We know photos are filtered, edited, posed, curated, and carefully selected. We know lighting, angles, Photoshop, cosmetic procedures, and apps can completely change someone’s appearance in seconds.
And yet… we still compare ourselves.
You can logically understand that an image has been altered and still feel that sinking feeling in your chest when you scroll past it. That’s because body comparison isn’t just intellectual — it’s emotional and deeply human.
Social media creates an environment where we are constantly exposed to carefully curated versions of other people’s lives and bodies. Over time, our brains begin absorbing these images as a standard, even when we consciously know they’re unrealistic.
You may notice yourself:
Comparing your body to strangers online
Feeling worse about yourself after scrolling
Hyper-focusing on perceived flaws after seeing certain content
Taking dozens of photos before finding one you can tolerate
Believing everyone else looks more confident, attractive, or “put together”
Comparison often happens automatically. The brain is wired to evaluate social belonging and safety, and unfortunately, appearance has become heavily tied to worth and acceptance in modern culture.

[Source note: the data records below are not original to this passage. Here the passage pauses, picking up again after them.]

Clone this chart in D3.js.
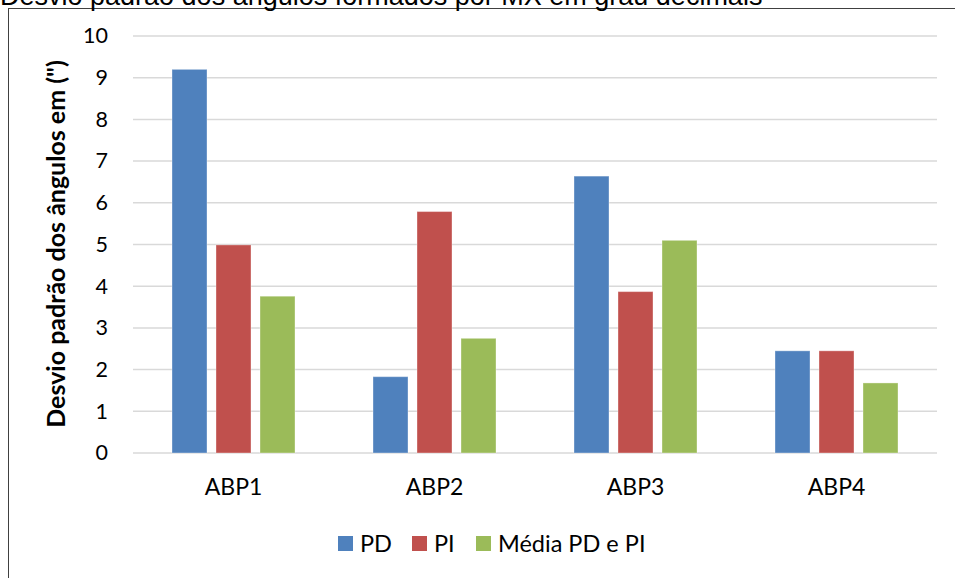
<!DOCTYPE html>
<html><head><meta charset="utf-8">
<script src="https://cdn.jsdelivr.net/npm/d3@7"></script>
<style>body{margin:0;background:#fff}svg{display:block}</style>
</head><body>
<script>
const categories = ["ABP1","ABP2","ABP3","ABP4"];
const seriesNames = ["PD","PI","Média PD e PI"];
const seriesColors = ["#4f81bd","#c0504d","#9bbb59"];
const PD = [9.2, 1.83, 6.64, 2.45];
const PI = [4.99, 5.79, 3.87, 2.45];
const media = [3.76, 2.75, 5.10, 1.68];
const yTicks = [0,1,2,3,4,5,6,7,8,9,10];
const seriesValues = [PD, PI, media];

const W = 955, H = 578;
const svg = d3.select("body").append("svg").attr("width", W).attr("height", H);

// outer chart border
svg.append("rect").attr("x", 8.5).attr("y", 8.5).attr("width", W + 10).attr("height", H + 10)
  .attr("fill", "none").attr("stroke", "#404040").attr("stroke-width", 1);

// cut title
svg.append("text").attr("x", 0).attr("y", 5)
  .attr("font-family", "Liberation Sans, Arial, sans-serif").attr("font-size", 27)
  .attr("fill", "#000").text("Desvio padrão dos ângulos formados por MX em grau decimais");

const plotL = 133, plotR = 937, plotT = 36, plotB = 453;
const y = d3.scaleLinear().domain([0, 10]).range([plotB, plotT]);
const x0 = d3.scaleBand().domain(categories).range([plotL, plotR]).padding(0);
const step = x0.bandwidth();
const groupW = step * 123 / 201;
const x1 = d3.scaleBand().domain(seriesNames)
  .range([(step - groupW) / 2, (step + groupW) / 2]).paddingInner(9 / 44).paddingOuter(0);

const font = "Lato, 'Open Sans', sans-serif";

// gridlines
svg.append("g").selectAll("line").data(yTicks).join("line")
  .attr("x1", plotL).attr("x2", plotR)
  .attr("y1", d => y(d)).attr("y2", d => y(d))
  .attr("stroke", "#d9d9d9").attr("stroke-width", 1.5);

// y axis labels
const yAxis = d3.axisLeft(y).tickValues(yTicks).tickSize(0).tickPadding(0);
const gy = svg.append("g").attr("transform", `translate(108,0)`).call(yAxis);
gy.select(".domain").remove();
gy.selectAll("text").attr("font-family", font).attr("font-size", 21.5).attr("fill", "#000");

// bars
const groups = svg.append("g").selectAll("g").data(categories).join("g")
  .attr("transform", d => `translate(${x0(d)},0)`);
groups.selectAll("rect")
  .data((c, i) => seriesNames.map((s, k) => ({ s, k, v: seriesValues[k][i] })))
  .join("rect")
  .attr("x", d => x1(d.s)).attr("width", x1.bandwidth())
  .attr("y", d => y(d.v)).attr("height", d => y(0) - y(d.v))
  .attr("fill", d => seriesColors[d.k])
  .attr("stroke", "#fff").attr("stroke-opacity", 0.35).attr("stroke-width", 1);

// x axis labels
const xAxis = d3.axisBottom(x0).tickSize(0).tickPadding(0);
const gx = svg.append("g").attr("transform", `translate(0,495)`).call(xAxis);
gx.select(".domain").remove();
gx.selectAll("text").attr("font-family", font).attr("font-size", 23).attr("fill", "#000")
  .attr("y", 0).attr("dy", 0);

// y title
svg.append("text").attr("transform", `translate(65,244) rotate(-90)`)
  .attr("text-anchor", "middle").attr("font-family", font).attr("font-weight", "bold")
  .attr("font-size", 25).attr("fill", "#000").text("Desvio padrão dos ângulos em (\")");

// legend
const legX = [338, 412, 476];
const leg = svg.append("g").selectAll("g").data(seriesNames).join("g")
  .attr("transform", (d, i) => `translate(${legX[i]},536)`);
leg.append("rect").attr("width", 15).attr("height", 15).attr("fill", (d, i) => seriesColors[i]);
leg.append("text").attr("x", 22).attr("y", 15.5)
  .attr("font-family", font).attr("font-size", 23.5).attr("fill", "#000").text(d => d);
</script>
</body></html>
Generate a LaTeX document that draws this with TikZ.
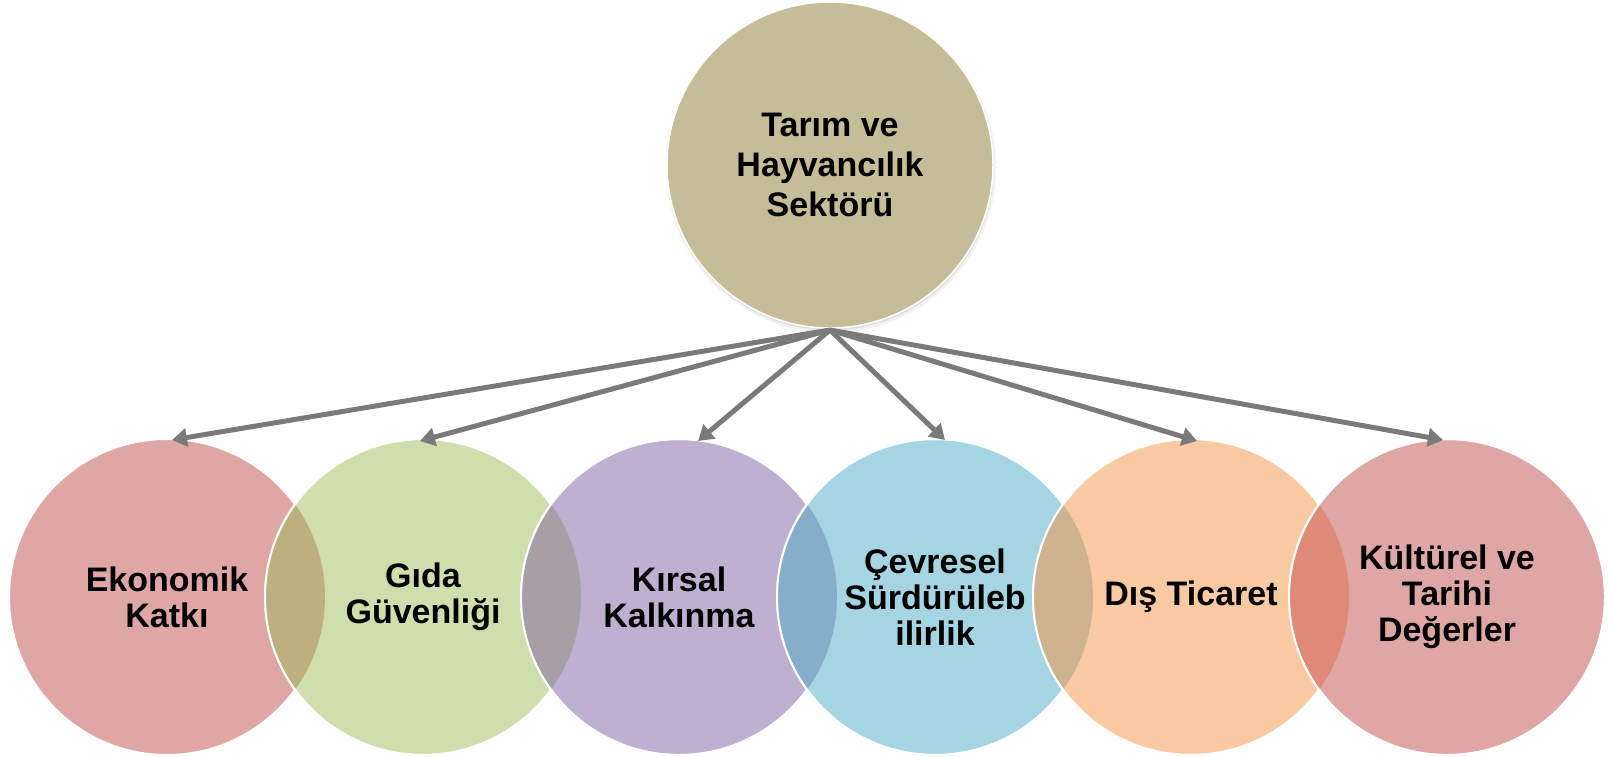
\documentclass[tikz,border=0pt]{standalone}
\usepackage{fontspec}
\setmainfont{Liberation Sans}
\usetikzlibrary{arrows.meta,calc}
\definecolor{topc}{HTML}{C4BD97}
\definecolor{cpink}{HTML}{DFA6A6}
\definecolor{cgreen}{HTML}{CFDEAC}
\definecolor{cpurple}{HTML}{BEB0D1}
\definecolor{cblue}{HTML}{A5D5E2}
\definecolor{cpeach}{HTML}{F9CAA1}
\definecolor{lensa}{HTML}{BDB07E}
\definecolor{lensb}{HTML}{A6A0A6}
\definecolor{lensc}{HTML}{86ADC9}
\definecolor{lensd}{HTML}{CDB390}
\definecolor{lense}{HTML}{DE8A76}
\definecolor{arrowc}{HTML}{7A7A7A}
\begin{document}
\begin{tikzpicture}[x=1pt,y=-1pt,
  bubble/.style={circle, minimum size=316pt, inner sep=0pt, outer sep=0pt, draw=white, line width=2pt},
  label/.style={text=black, align=center, inner sep=0pt, font=\bfseries\fontsize{34}{36}\selectfont},
  link/.style={draw=arrowc, line width=5pt, line join=miter, -{Triangle[length=15pt,width=18pt]}},
]
\useasboundingbox (0,0) rectangle (1608,756);
\fill[white] (0,0) rectangle (1608,756);

% top circle with soft shadow
\fill[black, opacity=0.05] (831,168) circle (165pt);
\fill[black, opacity=0.07] (830.5,167) circle (163.5pt);
\node[bubble, fill=topc, minimum size=326pt, line width=1.5pt] (top) at (830,165) {};

% bottom circles with overlap lenses
\node[bubble, fill=cpink] (c1) at (167,597) {};
\node[bubble, fill=cgreen] (c2) at (423,597) {};
\begin{scope}\clip (c1.center) circle (158pt); \fill[lensa] (c2.center) circle (158pt);\end{scope}
\draw[white, line width=2pt] (c2.center) circle (158pt);

\node[bubble, fill=cpurple] (c3) at (679,597) {};
\begin{scope}\clip (c2.center) circle (158pt); \fill[lensb] (c3.center) circle (158pt);\end{scope}
\draw[white, line width=2pt] (c3.center) circle (158pt);

\node[bubble, fill=cblue] (c4) at (935,597) {};
\begin{scope}\clip (c3.center) circle (158pt); \fill[lensc] (c4.center) circle (158pt);\end{scope}
\draw[white, line width=2pt] (c4.center) circle (158pt);

\node[bubble, fill=cpeach] (c5) at (1191,597) {};
\begin{scope}\clip (c4.center) circle (158pt); \fill[lensd] (c5.center) circle (158pt);\end{scope}
\draw[white, line width=2pt] (c5.center) circle (158pt);

\node[bubble, fill=cpink] (c6) at (1447,597) {};
\begin{scope}\clip (c5.center) circle (158pt); \fill[lense] (c6.center) circle (158pt);\end{scope}
\draw[white, line width=2pt] (c6.center) circle (158pt);

% labels
\node[label, font=\bfseries\fontsize{34}{40}\selectfont] (t0) at (top.center) {Tarım ve\\Hayvancılık\\Sektörü};
\node[label] (t1) at (c1.center) {Ekonomik\\Katkı};
\node[label] (t2) at (c2.center) {Gıda\\Güvenliği};
\node[label] (t3) at (c3.center) {Kırsal\\Kalkınma};
\node[label] (t4) at (c4.center) {Çevresel\\Sürdürüleb\\ilirlik};
\node[label] (t5) at (c5.center) {Dış Ticaret};
\node[label] (t6) at (c6.center) {Kültürel ve\\Tarihi\\Değerler};

% connectors
\coordinate (e1) at ([xshift=5pt,yshift=-1pt]c1.north);
\coordinate (e2) at ([xshift=-3pt,yshift=-2pt]c2.north);
\coordinate (e3) at ([xshift=19pt,yshift=-2pt]c3.north);
\coordinate (e4) at ([xshift=10pt,yshift=-1pt]c4.north);
\coordinate (e5) at ([xshift=6pt,yshift=-2pt]c5.north);
\coordinate (e6) at ([xshift=-4pt,yshift=-1pt]c6.north);
\coordinate (src) at ([yshift=-2pt]top.south);
\foreach \e in {e1,e2,e3,e4,e5,e6}{
  \draw[link] (src) -- (\e);
}
\end{tikzpicture}
\end{document}
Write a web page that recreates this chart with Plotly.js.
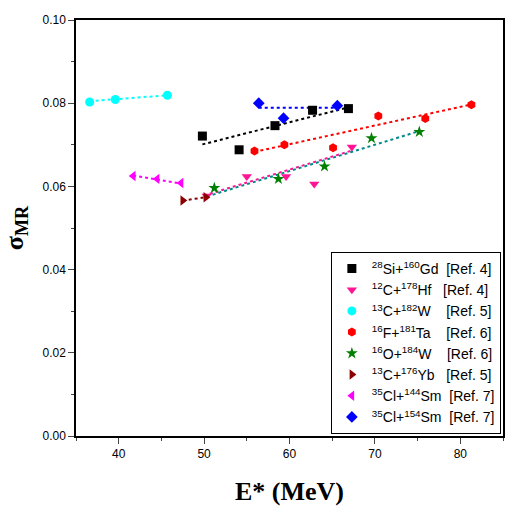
<!DOCTYPE html>
<html><head><script src="https://cdn.plot.ly/plotly-3.0.1.min.js"></script>
<style>body{margin:0}</style></head><body>
<div id="plot" style="width:506px;height:506px"></div>
<script>
// data
var siX = [49.8, 54.1, 58.3, 62.7, 66.9], siY = [0.0721, 0.0688, 0.0746, 0.0783, 0.0787];
var cHfX = [50.3, 55.0, 59.6, 62.9, 67.3], cHfY = [0.0577, 0.0624, 0.0624, 0.0606, 0.0695];
var cWX = [36.6, 39.6, 45.7], cWY = [0.0803, 0.0809, 0.0819];
var fTaX = [55.9, 59.4, 65.1, 70.4, 75.9, 81.3], fTaY = [0.0685, 0.0700, 0.0693, 0.0769, 0.0763, 0.0796];
var oWX = [51.2, 58.7, 64.1, 69.6, 75.2], oWY = [0.0596, 0.0618, 0.0648, 0.0716, 0.0731];
var cYbX = [47.5, 50.2], cYbY = [0.0566, 0.0574];
var cl144X = [41.7, 44.5, 47.3], cl144Y = [0.0625, 0.0618, 0.0608];
var cl154X = [56.4, 59.3, 65.6], cl154Y = [0.0800, 0.0764, 0.0794];
var fits = [
  {x: [49.8, 66.9], y: [0.0701, 0.0790], c: 'black'},
  {x: [50.0, 67.3], y: [0.0578, 0.0686], c: '#ff1493'},
  {x: [36.6, 45.7], y: [0.0805, 0.0819], c: 'cyan'},
  {x: [55.9, 81.3], y: [0.0683, 0.0797], c: 'red'},
  {x: [51.0, 75.2], y: [0.0580, 0.0733], c: '#008b8b'},
  {x: [47.5, 50.2], y: [0.0566, 0.0574], c: '#8b0000'},
  {x: [41.7, 47.3], y: [0.0626, 0.0607], c: 'magenta'},
  {x: [56.4, 65.6], y: [0.0789, 0.0789], c: 'blue'}
];
var series = [
  [siX, siY, 'square', 'black', '<sup>28</sup>Si+<sup>160</sup>Gd  [Ref. 4]'],
  [cHfX, cHfY, 'triangle-down', '#ff1493', '<sup>12</sup>C+<sup>178</sup>Hf   [Ref. 4]'],
  [cWX, cWY, 'circle', 'cyan', '<sup>13</sup>C+<sup>182</sup>W    [Ref. 5]'],
  [fTaX, fTaY, 'hexagon', 'red', '<sup>16</sup>F+<sup>181</sup>Ta    [Ref. 6]'],
  [oWX, oWY, 'star', 'green', '<sup>16</sup>O+<sup>184</sup>W    [Ref. 6]'],
  [cYbX, cYbY, 'triangle-right', '#8b0000', '<sup>13</sup>C+<sup>176</sup>Yb   [Ref. 5]'],
  [cl144X, cl144Y, 'triangle-left', 'magenta', '<sup>35</sup>Cl+<sup>144</sup>Sm  [Ref. 7]'],
  [cl154X, cl154Y, 'diamond', 'blue', '<sup>35</sup>Cl+<sup>154</sup>Sm  [Ref. 7]']
];
var data = [];
fits.forEach(function(f){
  data.push({x: f.x, y: f.y, mode: 'lines', showlegend: false, hoverinfo: 'skip',
    line: {color: f.c, dash: 'dot', width: 2}});
});
series.forEach(function(s){
  data.push({x: s[0], y: s[1], mode: 'markers', name: s[4],
    marker: {symbol: s[2], color: s[3], size: 9}});
});
var layout = {
  margin: {l: 76, r: 3, t: 20, b: 70},
  paper_bgcolor: 'white', plot_bgcolor: 'white',
  font: {family: 'Liberation Sans, Arial', size: 12, color: 'black'},
  xaxis: {range: [35, 85], dtick: 10, ticks: 'outside', ticklen: 6, showgrid: false,
    zeroline: false, showline: true, linewidth: 1.5, linecolor: 'black', mirror: true,
    minor: {dtick: 5, ticks: 'outside', ticklen: 3},
    title: {text: '<b>E* (MeV)</b>', font: {family: 'Liberation Serif, Times New Roman', size: 26}}},
  yaxis: {range: [0, 0.1], dtick: 0.02, tickformat: '.2f', ticks: 'outside', ticklen: 6,
    showgrid: false, zeroline: false, showline: true, linewidth: 1.5, linecolor: 'black',
    mirror: true, minor: {dtick: 0.01, ticks: 'outside', ticklen: 3},
    title: {text: '<b>σ<sub>MR</sub></b>', font: {family: 'Liberation Serif, Times New Roman', size: 26}}},
  legend: {x: 0.995, y: 0.005, xanchor: 'right', yanchor: 'bottom', bordercolor: 'black',
    borderwidth: 1, bgcolor: 'white', font: {size: 14}, tracegroupgap: 0}
};
Plotly.newPlot('plot', data, layout, {displayModeBar: false});
</script></body></html>
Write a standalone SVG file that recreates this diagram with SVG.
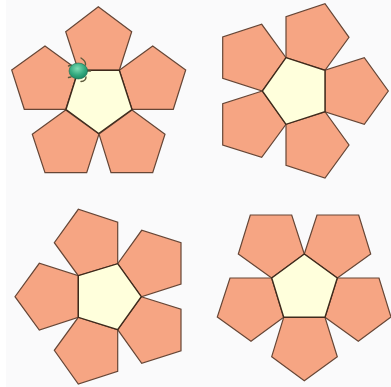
<svg xmlns="http://www.w3.org/2000/svg" width="391" height="387" viewBox="0 0 391 387">
<style>
.p{fill:#f6a583;stroke:#664636;stroke-width:1.2;stroke-linejoin:miter}
.c{fill:#ffffdc;stroke:#3f2a1c;stroke-width:1.4;stroke-linejoin:miter}
.l{fill:none;stroke:#5c5a3c;stroke-width:1.4;stroke-linecap:round}
</style>
<defs><radialGradient id="g" cx="0.45" cy="0.35" r="0.65"><stop offset="0" stop-color="#7fdcb4"/><stop offset="0.6" stop-color="#35ab80"/><stop offset="1" stop-color="#1c8a64"/></radialGradient></defs>
<rect width="391" height="387" fill="#ffffff"/>
<rect x="6" y="0" width="385" height="387" fill="#fafafb"/>
<g id="flower-1">
<polygon class="p" points="98.3,6.7 131.7,31.7 119.3,70.3 78.3,70.3 65.7,31.7"/>
<polygon class="p" points="45,46 11.7,70 24.3,109.3 65.7,109.3 78.3,70.3"/>
<polygon class="p" points="152.7,46 185.7,70 173.3,109.3 132,109.3 119.3,70.3"/>
<polygon class="p" points="65.7,110 32.3,134.3 45,172.7 86.7,172.7 99,134"/>
<polygon class="p" points="132,110 165,134.3 152.7,172.7 111,172.7 99,134"/>
<polygon class="c" points="78.3,70.3 119.3,70.3 132,109.5 98.7,133.5 66,109.5"/>
</g>
<g id="turtle">
<path class="l" d="M81,58 Q86,61 85.500,65 M81,81.500 Q86,81 86,77 M71,65 L68.500,66 M71,77 L68.500,77.500 M87,71 L90.500,71"/>
<ellipse cx="78.300" cy="71" rx="9.300" ry="8" fill="url(#g)" stroke="#1f6a50" stroke-width="0.6"/>
</g>
<g id="flower-2">
<polygon class="p" points="286,57.700 325,70.300 349,37.300 325,3.700 286,16.700"/>
<polygon class="p" points="262.300,91 286,57.700 261.700,24.300 222.700,37 222.700,78.300"/>
<polygon class="p" points="325,70.300 325,111.700 364.300,124.300 388.300,91 364.300,57.700"/>
<polygon class="p" points="262.300,91 222.700,103.700 222.700,145 261.700,157.300 286,124.300"/>
<polygon class="p" points="286,124.300 325,111.700 349,145 325,178 286,165.300"/>
<polygon class="c" points="286,57.700 325,70.300 325,111.700 286,124.300 262.300,91"/>
</g>
<g id="flower-3">
<polygon class="p" points="78.300,275.700 117.700,263.700 117.700,222.300 78.300,209.300 54.300,242.700"/>
<polygon class="p" points="117.700,263.700 141.300,296.700 181,284 181,242.700 141.700,230.300"/>
<polygon class="p" points="78.300,275.700 78.300,317.300 39.300,330 15,296.700 39.300,263.300"/>
<polygon class="p" points="141.300,296.700 181,309.300 181,350.700 141.700,363.300 117.700,329.700"/>
<polygon class="p" points="78.300,317.300 117.700,329.700 117.700,371.300 78.300,384 54.300,350.300"/>
<polygon class="c" points="78.300,275.700 117.700,263.700 141.300,296.700 117.700,329.700 78.300,317.300"/>
</g>
<g id="flower-4">
<polygon class="p" points="304.300,254 271.700,278 238.300,254 250.300,215 291.700,215"/>
<polygon class="p" points="304.300,254 317,215 358.700,215 370.700,254 337.300,278"/>
<polygon class="p" points="271.700,278 283.700,317.300 251,341.300 217.300,317 230,278"/>
<polygon class="p" points="337.300,278 379,278 391,317 358.300,341.300 325,317.300"/>
<polygon class="p" points="283.700,317.300 325,317.300 337.300,356.700 304.300,380.700 271.700,356.700"/>
<polygon class="c" points="304.300,254 337.300,278 325,317.300 283.700,317.300 271.700,278"/>
</g>
</svg>
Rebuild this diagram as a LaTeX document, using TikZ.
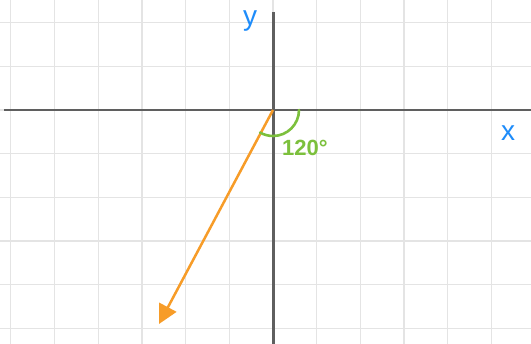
\documentclass[tikz,border=0pt]{standalone}
\usepackage{fontspec}
\setmainfont{Liberation Sans}
\usetikzlibrary{arrows.meta}
\definecolor{gridc}{RGB}{228,228,228}
\definecolor{axisc}{RGB}{95,95,95}
\definecolor{bluec}{RGB}{30,140,250}
\definecolor{greenc}{RGB}{124,192,60}
\definecolor{orangec}{RGB}{247,156,40}
\tikzset{
  gridline/.style={draw=gridc, line width=1.3pt},
  axisline/.style={draw=axisc, line width=2.6pt},
  axislabel/.style={text=bluec, inner sep=0pt, anchor=base, font=\fontsize{28}{28}\selectfont},
  vecline/.style={draw=orangec, line width=2.5pt, -{Triangle[length=19pt,width=19pt]}},
  anglearc/.style={draw=greenc, line width=2.6pt, line cap=round},
  anglelabel/.style={text=greenc, inner sep=0pt, font=\bfseries\fontsize{22}{22}\selectfont}
}
\begin{document}
\begin{tikzpicture}[x=1pt,y=-1pt]
\useasboundingbox[fill=white] (0,0) rectangle (531,344);
% grid
\foreach \k in {-6,...,5} {
  \draw[gridline] ({273+43.7*\k},0) -- ({273+43.7*\k},344);
}
\foreach \k in {-2,...,5} {
  \draw[gridline] (0,{110+43.7*\k}) -- (531,{110+43.7*\k});
}
% axes
\coordinate (O) at (273,110);
\coordinate (xl) at (4,110);
\coordinate (xr) at (531,110);
\coordinate (yt) at (273.5,12);
\coordinate (yb) at (273.5,344);
\draw[axisline] (xl) -- (xr);
\draw[axisline] (yt) -- (yb);
\node[axislabel] (ylab) at (250,26) {y};
\node[axislabel] (xlab) at (508,141) {x};
% vector
\coordinate (tip) at (159,324);
\draw[vecline] (O) -- (tip);
% angle
\draw[anglearc] (299,110) arc[start angle=0, end angle=120, radius=26];
\node[anglelabel] (ang) at (305,148) {120°};
\end{tikzpicture}
\end{document}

For many people, social media doesn’t create body insecurity from scratch — it amplifies wounds that already existed.
If you grew up:
Feeling criticized about your appearance
Being compared to others
Tying your worth to attractiveness or approval
Feeling emotionally unseen except for how you looked
…then social media can intensify those old beliefs very quickly.
And the difficult part is that comparison creates a moving target. There is always someone thinner, prettier, fitter, younger, wealthier, or seemingly more confident online. No amount of self-improvement ever fully satisfies comparison because comparison itself is rooted in fear and inadequacy, not reality.
Healing body comparison doesn’t necessarily mean never noticing other people’s appearances again. It means learning how to:
Notice comparison without spiraling into shame
Curate your feed in ways that protect your mental health
Reduce exposure to content that fuels self-hatred
Reconnect with your body as something more than an object to evaluate
Build self-worth outside of appearance
Your body is not a competition.
Your value is not determined by how you look next to someone else online.
And perhaps most importantly: you were never meant to spend your life viewing yourself through the lens of constant comparison.
You deserve to experience your life — not just critique your reflection inside of it.